I am bouncing off the walls excited about returning to in-person worship this Sunday, November 7th!!!! As long as numbers remain down, we will remain inside together, with masks and distance respected. I cannot wait to see all of you who can join us in the sanctuary this coming Sunday as well as those who need to continue joining via Zoom.
As we continue to welcome guests into our space, we need to do some work! Be watching your email for scheduled workdays SOON, most likely on a Saturday morning and another on an afternoon to organize, de-clutter, and spruce up our space.
Our world continues to struggle to recover from the pandemic, from political discord, from social problems we just can’t yet seem to figure out. AND, people are being broken open to better understand the suffering of others, are deciding to live their lives more intentionally in nature and with loved ones rather than on the hamster wheel, and are awakening to the need for people of good will to stand up and speak out.
As a people of faith, we are finding our own way. We are repenting of being far too silent far too long in this community out of fear of making ourselves a target for our more conservative neighbors and are becoming a more visible progressive presence. We are discerning where God wants to lead us in the future.
We are asking ourselves how and where we are willing to take up our own crosses to follow God into that future. Discipleship is rewarding and full of joy, and also involves a willingness to let go of our places of comfort to share of ourselves in ever deeper and bolder ways.
We are on the precipice of something amazing happening in and through Faith Church. Many of you feel and have commented on it. It has already begun. We don’t want to beg, borrow, and plead for people to contribute their time, energy, talents, and resources, we don’t want to beg people to come and join our church…we want to LET them.
This video from punk rocker, Amanda Palmer sheds a much different light on the idea of asking vs. allowing folks to participate.
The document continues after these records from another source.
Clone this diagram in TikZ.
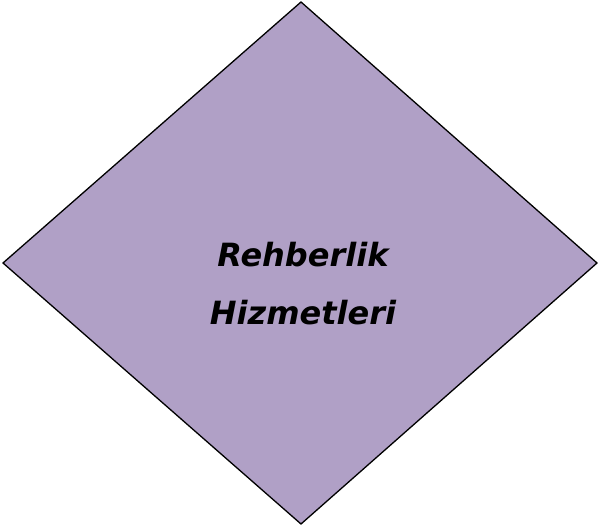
\documentclass[tikz,border=0pt]{standalone}
\usepackage{fontspec}
\setmainfont{DejaVu Sans}
\definecolor{lilac}{RGB}{176,160,198}
\begin{document}
\begin{tikzpicture}[x=1pt,y=1pt,
  shapefill/.style={fill=lilac,draw=black,line width=1.3pt,line join=miter},
  labeltext/.style={font=\fontsize{32}{58}\selectfont\bfseries\itshape,align=center,text=black}]
\useasboundingbox (0,0) rectangle (598,529);
\coordinate (top) at (301,527);
\coordinate (left) at (3,266);
\coordinate (bottom) at (301,5);
\coordinate (right) at (597,266);
\draw[shapefill] (top) -- (left) -- (bottom) -- (right) -- cycle;
\node[labeltext] (lbl) at (303,245) {Rehberlik\\Hizmetleri};
\end{tikzpicture}
\end{document}
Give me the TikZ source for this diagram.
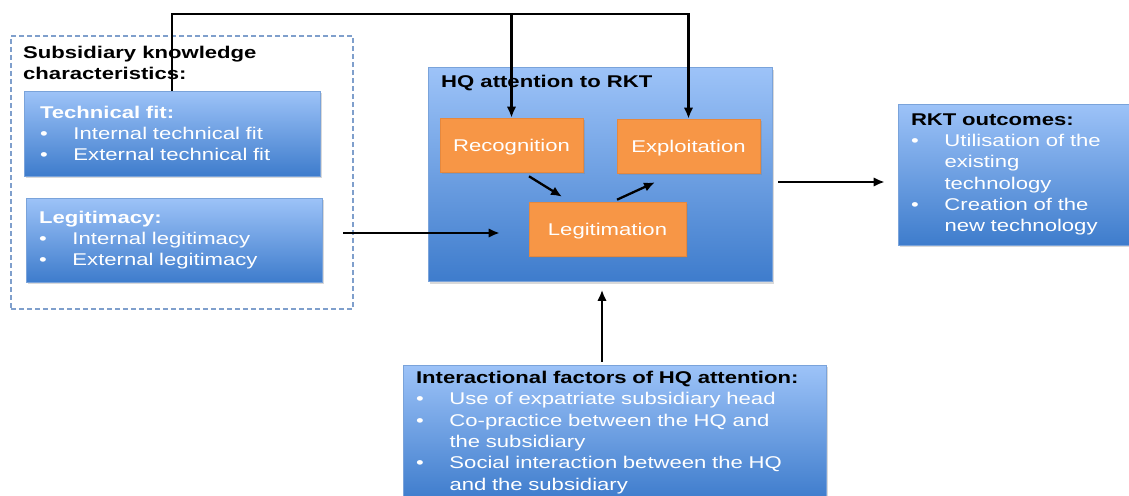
\documentclass[tikz,border=0pt]{standalone}
\usepackage{fontspec}
\setmainfont{Liberation Sans}[FakeStretch=1.3]
\usepackage{xcolor}
\definecolor{BoxTop}{HTML}{9DC3F8}
\definecolor{BoxBot}{HTML}{3E7CCC}
\definecolor{BoxEdge}{HTML}{7AA3DA}
\definecolor{Tang}{HTML}{F79646}
\definecolor{TangEdge}{HTML}{E5883E}
\definecolor{FrameBlue}{HTML}{7F9FCC}
\usepackage{tikz}
\usetikzlibrary{arrows.meta,positioning,calc,shadows}

\newcommand{\itm}{\makebox[33.5pt][l]{\textbullet}}
\newcommand{\cnt}{\hspace*{33.5pt}}

\begin{document}
\begin{tikzpicture}[
  x=1pt, y=-1pt,
  font=\fontsize{17}{21.3}\selectfont,
  blubox/.style={draw=BoxEdge, line width=0.6pt, top color=BoxTop, bottom color=BoxBot,
                 drop shadow={shadow xshift=1.5pt, shadow yshift=-2pt, opacity=0.3},
                 text=white, align=left, inner xsep=13pt},
  orbox/.style={draw=TangEdge, line width=0.6pt, fill=Tang, text=white,
                minimum width=143pt, minimum height=54pt, text height=12pt, text depth=0pt,
                drop shadow={shadow xshift=1.5pt, shadow yshift=-2pt, opacity=0.3}},
  arr/.style={-{Latex[length=11pt,width=9.5pt]}, line width=2.3pt}
]
  \clip (0,0) rectangle (1129,495);
  % subsidiary side
  \node[draw=FrameBlue, dashed, dash pattern=on 5pt off 3pt, line width=1.4pt,
        minimum width=342pt, minimum height=273pt] (subfr) at (182,172.5) {};
  \node[anchor=west, align=left, inner sep=0pt,
        font=\fontsize{17}{21.3}\selectfont\bfseries] (subttl) at (23,63)
    {Subsidiary knowledge\\characteristics:};
  \node[blubox, text width=264pt, inner xsep=16pt, minimum height=85pt]
    (techfit) at (172,133.5)
    {\textbf{Technical fit:}\\\itm Internal technical fit\\\itm External technical fit};
  \node[blubox, text width=270pt, minimum height=84pt] (legit) at (174,240)
    {\textbf{Legitimacy:}\\\itm Internal legitimacy\\\itm External legitimacy};
  % HQ attention
  \node[blubox, minimum width=344pt, minimum height=214pt] (hq) at (600,174.5) {};
  \node[anchor=west, inner sep=0pt] (hqttl) at (441,83) {\textbf{HQ attention to RKT}};
  \node[orbox] (recog) at (511.5,145) {Recognition};
  \node[orbox] (exploit) at (688.5,146) {Exploitation};
  \node[orbox, minimum width=157pt] (legitim) at (607.5,229) {Legitimation};
  % outcomes and factors
  \node[blubox, text width=220pt, minimum height=141pt] (rkt) at (1021,174.5)
    {\textcolor{black}{\textbf{RKT outcomes:}}\\\itm Utilisation of the\\\cnt existing\\
     \cnt technology\\\itm Creation of the\\\cnt new technology};
  \node[blubox, text width=397pt, minimum height=135pt] (ifac) at (614.5,432.5)
    {\textcolor{black}{\textbf{Interactional factors of HQ attention:}}\\
     \itm Use of expatriate subsidiary head\\\itm Co-practice between the HQ and\\
     \cnt the subsidiary\\\itm Social interaction between the HQ\\\cnt and the subsidiary};
  % connectors
  \coordinate (topbar) at (172,14);
  \draw[arr] (techfit.north) |- (topbar) -| (exploit.north);
  \draw[arr] (recog.north |- topbar) -- (recog.north);
  \draw[arr] ($(legit.east)+(21,-7)$) -- ($(legitim.west)+(-29,4)$);
  \draw[arr] ($(recog.south)+(17.5,4)$) -- ($(legitim.north)+(-45.5,-5)$);
  \draw[arr] ($(legitim.north)+(9.5,-2)$) -- ($(exploit.south)+(-33.5,9)$);
  \draw[arr] ($(hq.east)+(6,7.5)$) -- ($(hq.east -| rkt.west)+(-13,7.5)$);
  \draw[arr] ($(hq.south |- ifac.north)+(2,-3)$) -- ($(hq.south)+(2,8)$);
\end{tikzpicture}
\end{document}
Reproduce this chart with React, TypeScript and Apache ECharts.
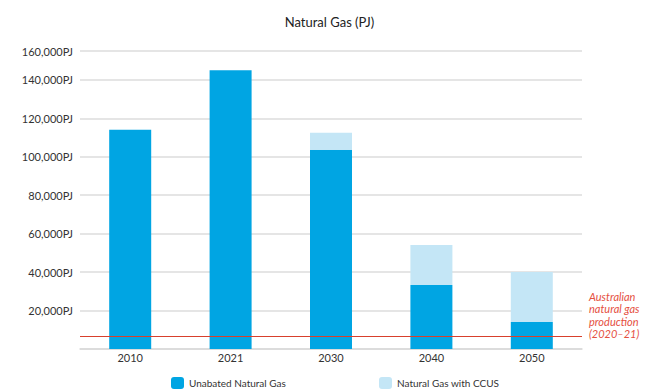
import React, { useEffect, useRef } from "react";
import * as echarts from "echarts";

// Natural gas use by year, split into unabated and CCUS-fitted supply (PJ)
const years = ["2010", "2021", "2030", "2040", "2050"];
const unabatedGas = [114000, 145000, 103700, 33300, 14000];
const gasWithCcus = [0, 0, 8800, 20800, 26000];

// Reference level: Australian natural gas production 2020–21 (PJ)
const productionLevel = 7000;
const productionNote = ["Australian", "natural gas", "production", "(2020–21)"];

const yMax = 155000;
const yStep = 20000;

const FONT = "Lato, 'Open Sans', sans-serif";
const NOTE_RED = "#e5503f";
const LINE_RED = "#d8402c";

export default function App() {
  const ref = useRef<HTMLDivElement>(null);

  useEffect(() => {
    if (!ref.current) return;
    const chart = echarts.init(ref.current, undefined, { renderer: "svg" });
    chart.setOption({
      animation: false,
      textStyle: { fontFamily: FONT },
      title: {
        text: "Natural Gas (PJ)",
        left: "center",
        top: 10,
        textStyle: { fontFamily: FONT, fontSize: 13, fontWeight: "normal", color: "#222" },
      },
      grid: { left: 80, right: 77, top: 51, bottom: 41 },
      legend: [
        {
          data: ["Unabated Natural Gas"],
          left: 171,
          top: 377,
          padding: 0,
          itemWidth: 13,
          itemHeight: 12,
          itemGap: 5,
          textStyle: { fontFamily: FONT, fontSize: 10, color: "#333" },
        },
        {
          data: ["Natural Gas with CCUS"],
          left: 379,
          top: 377,
          padding: 0,
          itemWidth: 13,
          itemHeight: 12,
          itemGap: 5,
          textStyle: { fontFamily: FONT, fontSize: 10, color: "#333" },
        },
      ],
      xAxis: {
        type: "category",
        data: years,
        axisLine: { show: true, lineStyle: { color: "#d9d9d9", width: 1.5 } },
        axisTick: { show: false },
        axisLabel: { fontFamily: FONT, fontSize: 11, color: "#333", margin: 3 },
      },
      yAxis: {
        type: "value",
        min: 0,
        max: yMax,
        interval: yStep,
        axisLine: { show: false },
        axisTick: { show: false },
        splitLine: { lineStyle: { color: "#dcdcdc", width: 1.5 } },
        axisLabel: {
          fontFamily: FONT,
          fontSize: 11,
          color: "#333",
          margin: 7,
          formatter: (v: number) =>
            v === 0 ? "" : (Math.ceil(v / yStep) * yStep).toLocaleString("en-US") + "PJ",
        },
      },
      series: [
        {
          name: "Unabated Natural Gas",
          type: "bar",
          stack: "gas",
          data: unabatedGas,
          barWidth: 42,
          itemStyle: { color: "#00a5e3" },
        },
        {
          name: "Natural Gas with CCUS",
          type: "bar",
          stack: "gas",
          data: gasWithCcus,
          barWidth: 42,
          itemStyle: { color: "#c4e6f6" },
        },
        {
          // horizontal reference line spanning the whole plot width
          name: "production",
          type: "custom",
          silent: true,
          z: 5,
          data: [[0, productionLevel]],
          encode: { x: 0, y: 1 },
          renderItem: (params: any, api: any) => {
            const cs = params.coordSys;
            const y = Math.round(api.coord([0, api.value(1)])[1]) + 0.5;
            return {
              type: "line",
              shape: { x1: cs.x, y1: y, x2: cs.x + cs.width, y2: y },
              style: { stroke: LINE_RED, lineWidth: 1 },
            };
          },
        },
      ],
      graphic: [
        {
          type: "text",
          left: 589,
          top: 290,
          style: {
            text: productionNote.join("\n"),
            font: `italic 11px ${FONT}`,
            fill: NOTE_RED,
            lineHeight: 12.5,
          },
        },
      ],
    });
    return () => chart.dispose();
  }, []);

  return (
    <div
      ref={ref}
      style={{ position: "absolute", left: 0, top: 0, width: 659, height: 390 }}
    />
  );
}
I hope you’ll take a moment to watch it.
Then ask yourself, “Do I tell folks about Faith Church activities and invite them to participate? If not, why not? What feels uncomfortable or scary about that?” and send me your answers.
At the end of the day, when we say we want to repent of our position as the best kept secret in town and do something different, we get to ask ourselves why our number one best chance of getting people in the doors—word of mouth marketing—is not happening.
The research shows that when people believe their church makes their life better then they are more likely to tell others about it and allow them to have access to that goodness, too. I know you love Faith Church. I know how dear this family of faith, our history and traditions, our values for justice and service are to you. So why are we not telling others?
The better we understand what gets in our way of each and every one of us sharing what Faith Church means to us and inviting others to take part in our work and worship, to the table from which far too many have felt excluded far too long, the better our chance at doing something different.
If churches do not open theirs doors wide and go out to find others who need and want community, the doors of the church do not remain open long, in our current era. Church attendance was once assumed as part of the culture. Since the late 2000s, organized religion has been in decline, except those faith communities that still claim evangelism as part of what it means to be a follower of Christ.
There is a means of evangelism, sharing the Good News of God, that is not about conversion, coercion, or judgment but about sharing that there is a different way to understand God and follow Jesus that is about…
- using the minds God gave us to think for ourselves and reason together, wrestling with God for answers from a place of relationship rather than fear
- service of others, radical hospitality and inclusion, wasteful love and the pursuit of justice, and the kin-dom of community rather than kingdom and dominance
Whom do you know who may not have the warmth and acceptance of a family of faith like you have? As we return to the sanctuary in-person, again, it is an excellent opportunity to offer the sanctuary of a different kind of God, a different kind of church, to your dog walker, hair dresser, co-worker, neighbor, best friend, or person sitting next to you at your kid’s games.
We are not begging, we are not coercing, we are not manipulating or judging or insulting. We are letting folks know a place exists that may just let them feel comfortable coming back to church. Tell ‘em your pastor will be in jeans and boots, and they’re welcome to do the same. I’ll see you, and your friends, this Sunday!